— Dataset section —
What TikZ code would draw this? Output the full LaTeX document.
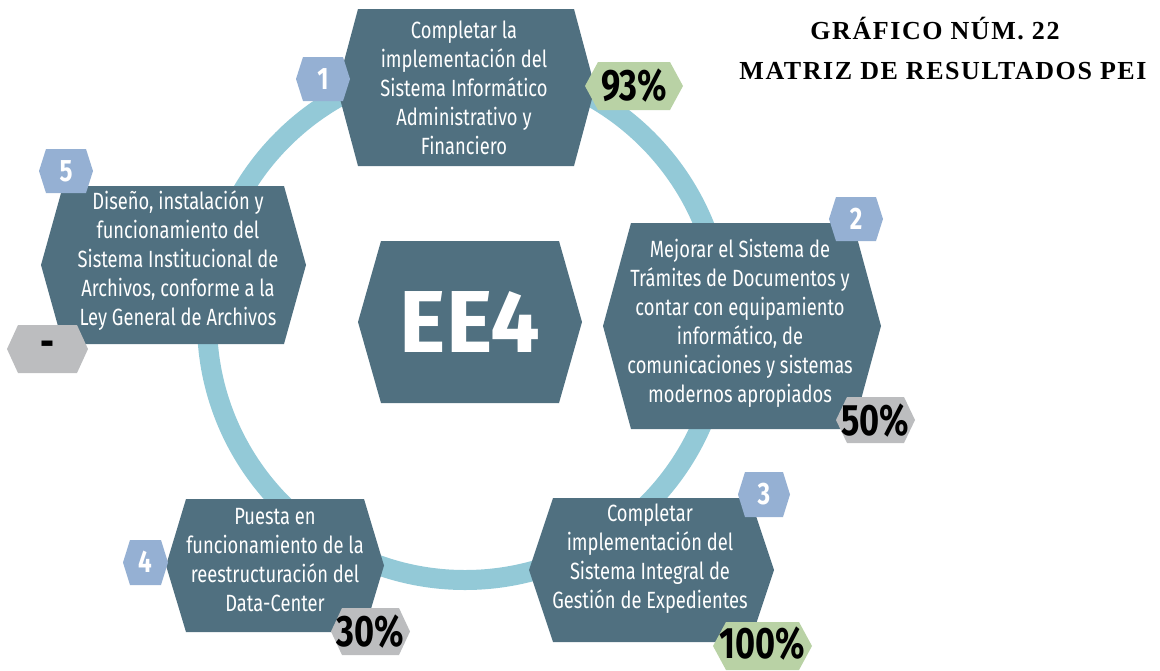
\documentclass[tikz,border=0pt]{standalone}
\usepackage{fontspec}
\setmainfont{Fira Sans}[FakeStretch=0.78]
\newfontfamily\titlefont{Liberation Serif}[LetterSpace=6]
\newfontfamily\eefont{Fira Sans}
\definecolor{slate}{RGB}{80,112,128}
\definecolor{ringblue}{RGB}{147,201,215}
\definecolor{badgeblue}{RGB}{149,176,211}
\definecolor{okgreen}{RGB}{185,210,165}
\definecolor{midgray}{RGB}{188,189,191}
\tikzset{
  ringline/.style={draw=ringblue,line width=20pt},
  txt/.style={text=white,align=center,font=\fontsize{23.5}{29}\selectfont},
  num/.style={text=white,font=\bfseries\fontsize{31}{31}\selectfont},
  perc/.style={text=black,font=\bfseries\fontsize{44}{44}\selectfont},
}
\newcommand{\hexfill}[6]{\fill[#1] ({#2+#6},#3)--({#4-#6},#3)--(#4,{(#3+#5)/2})--({#4-#6},#5)--({#2+#6},#5)--(#2,{(#3+#5)/2})--cycle;}
\begin{document}
\begin{tikzpicture}[x=1pt,y=-1pt]
\useasboundingbox (0,0) rectangle (1160,670);
\draw[ringline] (465,322) circle (258);

\hexfill{slate}{337}{9}{595}{166}{21}
\hexfill{slate}{603}{223}{881}{429}{28}
\hexfill{slate}{529}{498}{774}{642}{24}
\hexfill{slate}{166}{499}{384}{632}{20}
\hexfill{slate}{41}{186}{306}{344}{22}
\hexfill{slate}{358}{241}{582}{403}{23}

\hexfill{badgeblue}{296}{57}{350}{101}{7}
\hexfill{badgeblue}{829}{197}{883}{241}{7}
\hexfill{badgeblue}{738}{472}{790}{517}{7}
\hexfill{badgeblue}{123}{540}{168}{585}{7}
\hexfill{badgeblue}{39}{149}{93}{193}{7}

\hexfill{okgreen}{585}{62}{683}{110}{13}
\hexfill{midgray}{836}{397}{915}{443}{11}
\hexfill{okgreen}{713}{622}{812}{670}{13}
\hexfill{midgray}{331}{608}{410}{655}{11}
\hexfill{midgray}{7}{325}{88}{373}{11}

\node[text=white,font=\eefont\bfseries\fontsize{88}{88}\selectfont] (ee) at (470,322) {EE4};

\node[txt] (h1) at (464,88) {Completar la\\implementación del\\Sistema Informático\\Administrativo y\\Financiero};
\node[txt] (h2) at (740,323) {Mejorar el Sistema de\\Trámites de Documentos y\\contar con equipamiento\\informático, de\\comunicaciones y sistemas\\modernos apropiados};
\node[txt] (h3) at (650,559) {Completar\\implementación del\\Sistema Integral de\\Gestión de Expedientes};
\node[txt] (h4) at (275,560) {Puesta en\\funcionamiento de la\\reestructuración del\\Data-Center};
\node[txt] (h5) at (178,261) {Diseño, instalación y\\funcionamiento del\\Sistema Institucional de\\Archivos, conforme a la\\Ley General de Archivos};

\node[num] (n1) at (323,79) {1};
\node[num] (n2) at (856,219) {2};
\node[num] (n3) at (764,494) {3};
\node[num] (n4) at (145,562) {4};
\node[num] (n5) at (66,171) {5};

\node[perc] (p1) at (634,86) {93\%};
\node[perc] (p2) at (875,421) {50\%};
\node[perc] (p3) at (762,644) {100\%};
\node[perc] (p4) at (370,632) {30\%};
\node[perc] (p5) at (47,349) {-};

\node[font=\titlefont\bfseries\fontsize{26}{26}\selectfont] (tit1) at (935,29) {GRÁFICO NÚM. 22};
\node[font=\titlefont\bfseries\fontsize{26}{26}\selectfont] (tit2) at (943,71) {MATRIZ DE RESULTADOS PEI};
\end{tikzpicture}
\end{document}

— Exercise —
Please write out all the data again word for word, but not the pictures.

— Response to this exercise —
What TikZ code would draw this? Output the full LaTeX document.
\documentclass[tikz,border=0pt]{standalone}
\usepackage{fontspec}
\setmainfont{Fira Sans}[FakeStretch=0.78]
\newfontfamily\titlefont{Liberation Serif}[LetterSpace=6]
\newfontfamily\eefont{Fira Sans}
\definecolor{slate}{RGB}{80,112,128}
\definecolor{ringblue}{RGB}{147,201,215}
\definecolor{badgeblue}{RGB}{149,176,211}
\definecolor{okgreen}{RGB}{185,210,165}
\definecolor{midgray}{RGB}{188,189,191}
\tikzset{
  ringline/.style={draw=ringblue,line width=20pt},
  txt/.style={text=white,align=center,font=\fontsize{23.5}{29}\selectfont},
  num/.style={text=white,font=\bfseries\fontsize{31}{31}\selectfont},
  perc/.style={text=black,font=\bfseries\fontsize{44}{44}\selectfont},
}
\newcommand{\hexfill}[6]{\fill[#1] ({#2+#6},#3)--({#4-#6},#3)--(#4,{(#3+#5)/2})--({#4-#6},#5)--({#2+#6},#5)--(#2,{(#3+#5)/2})--cycle;}
\begin{document}
\begin{tikzpicture}[x=1pt,y=-1pt]
\useasboundingbox (0,0) rectangle (1160,670);
\draw[ringline] (465,322) circle (258);

\hexfill{slate}{337}{9}{595}{166}{21}
\hexfill{slate}{603}{223}{881}{429}{28}
\hexfill{slate}{529}{498}{774}{642}{24}
\hexfill{slate}{166}{499}{384}{632}{20}
\hexfill{slate}{41}{186}{306}{344}{22}
\hexfill{slate}{358}{241}{582}{403}{23}

\hexfill{badgeblue}{296}{57}{350}{101}{7}
\hexfill{badgeblue}{829}{197}{883}{241}{7}
\hexfill{badgeblue}{738}{472}{790}{517}{7}
\hexfill{badgeblue}{123}{540}{168}{585}{7}
\hexfill{badgeblue}{39}{149}{93}{193}{7}

\hexfill{okgreen}{585}{62}{683}{110}{13}
\hexfill{midgray}{836}{397}{915}{443}{11}
\hexfill{okgreen}{713}{622}{812}{670}{13}
\hexfill{midgray}{331}{608}{410}{655}{11}
\hexfill{midgray}{7}{325}{88}{373}{11}

\node[text=white,font=\eefont\bfseries\fontsize{88}{88}\selectfont] (ee) at (470,322) {EE4};

\node[txt] (h1) at (464,88) {Completar la\\implementación del\\Sistema Informático\\Administrativo y\\Financiero};
\node[txt] (h2) at (740,323) {Mejorar el Sistema de\\Trámites de Documentos y\\contar con equipamiento\\informático, de\\comunicaciones y sistemas\\modernos apropiados};
\node[txt] (h3) at (650,559) {Completar\\implementación del\\Sistema Integral de\\Gestión de Expedientes};
\node[txt] (h4) at (275,560) {Puesta en\\funcionamiento de la\\reestructuración del\\Data-Center};
\node[txt] (h5) at (178,261) {Diseño, instalación y\\funcionamiento del\\Sistema Institucional de\\Archivos, conforme a la\\Ley General de Archivos};

\node[num] (n1) at (323,79) {1};
\node[num] (n2) at (856,219) {2};
\node[num] (n3) at (764,494) {3};
\node[num] (n4) at (145,562) {4};
\node[num] (n5) at (66,171) {5};

\node[perc] (p1) at (634,86) {93\%};
\node[perc] (p2) at (875,421) {50\%};
\node[perc] (p3) at (762,644) {100\%};
\node[perc] (p4) at (370,632) {30\%};
\node[perc] (p5) at (47,349) {-};

\node[font=\titlefont\bfseries\fontsize{26}{26}\selectfont] (tit1) at (935,29) {GRÁFICO NÚM. 22};
\node[font=\titlefont\bfseries\fontsize{26}{26}\selectfont] (tit2) at (943,71) {MATRIZ DE RESULTADOS PEI};
\end{tikzpicture}
\end{document}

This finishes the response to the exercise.